Problem to work on: Beginning with the first line, set down every line through the one containing "yerr = [mean_arr", exactly as it appears, but not the pictures.

Data:
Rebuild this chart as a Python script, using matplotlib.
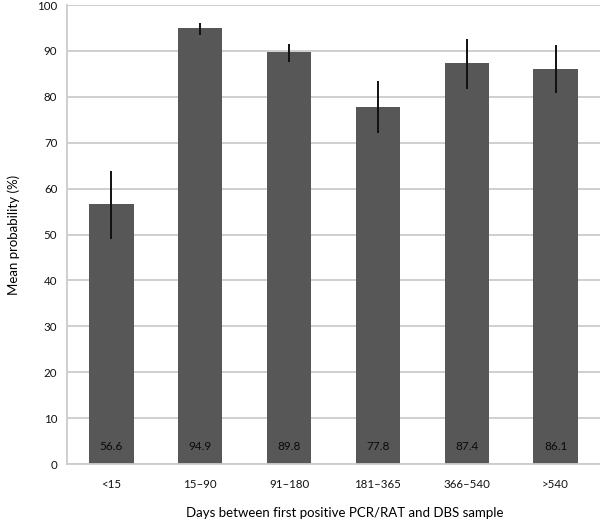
import matplotlib
matplotlib.use("Agg")
import matplotlib.pyplot as plt
import numpy as np

plt.rcParams["font.family"] = ["Lato", "DejaVu Sans"]

# days between first positive test and DBS sample
groups = ["<15", "15\u201390", "91\u2013180", "181\u2013365", "366\u2013540", ">540"]
mean_prob = [56.6, 94.9, 89.8, 77.8, 87.4, 86.1]
ci_low = [49.0, 93.5, 87.6, 72.1, 81.8, 80.8]
ci_high = [63.9, 96.1, 91.6, 83.5, 92.7, 91.4]

x = np.arange(len(groups))
mean_arr = np.array(mean_prob)
yerr = [mean_arr - np.array(ci_low), np.array(ci_high) - mean_arr]

fig = plt.figure(figsize=(6, 5.22), dpi=100)
ax = fig.add_axes([0.1117, 0.111, 0.8883, 0.8793])

ax.set_axisbelow(True)
ax.yaxis.grid(True, color="#cccccc", lw=1.3)
ax.bar(x, mean_prob, width=0.5, color="#575757", zorder=2)
ax.errorbar(x, mean_prob, yerr=yerr, fmt="none", ecolor="#111111",
            elinewidth=1.4, capsize=0, zorder=3)

for xi, v in zip(x, mean_prob):
    ax.text(xi, 3.8, "%.1f" % v, ha="center", va="center",
            fontsize=8.5, color="#0a0a0a", zorder=4)

ax.set_xlim(-0.5, 5.5)
ax.set_ylim(0, 100)
ax.set_yticks(range(0, 101, 10))
ax.set_xticks(x)
ax.set_xticklabels(groups)
ax.tick_params(length=0, labelsize=8.3, colors="#111111")
ax.tick_params(axis="x", pad=11)
ax.tick_params(axis="y", pad=7)

for side in ["top", "right"]:
    ax.spines[side].set_visible(False)
for side in ["left", "bottom"]:
    ax.spines[side].set_color("#cccccc")
    ax.spines[side].set_linewidth(1.3)

ax.set_xlabel("Days between first positive PCR/RAT and DBS sample",
              fontsize=9.5)
ax.xaxis.set_label_coords(0.522, -0.093)
ax.set_ylabel("Mean probability (%)", fontsize=9.5, labelpad=12)

fig.savefig("out.png", dpi=100)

Exercise output:
Rebuild this chart as a Python script, using matplotlib.
import matplotlib
matplotlib.use("Agg")
import matplotlib.pyplot as plt
import numpy as np

plt.rcParams["font.family"] = ["Lato", "DejaVu Sans"]

# days between first positive test and DBS sample
groups = ["<15", "15\u201390", "91\u2013180", "181\u2013365", "366\u2013540", ">540"]
mean_prob = [56.6, 94.9, 89.8, 77.8, 87.4, 86.1]
ci_low = [49.0, 93.5, 87.6, 72.1, 81.8, 80.8]
ci_high = [63.9, 96.1, 91.6, 83.5, 92.7, 91.4]

x = np.arange(len(groups))
mean_arr = np.array(mean_prob)
yerr = [mean_arr - np.array(ci_low), np.array(ci_high) - mean_arr]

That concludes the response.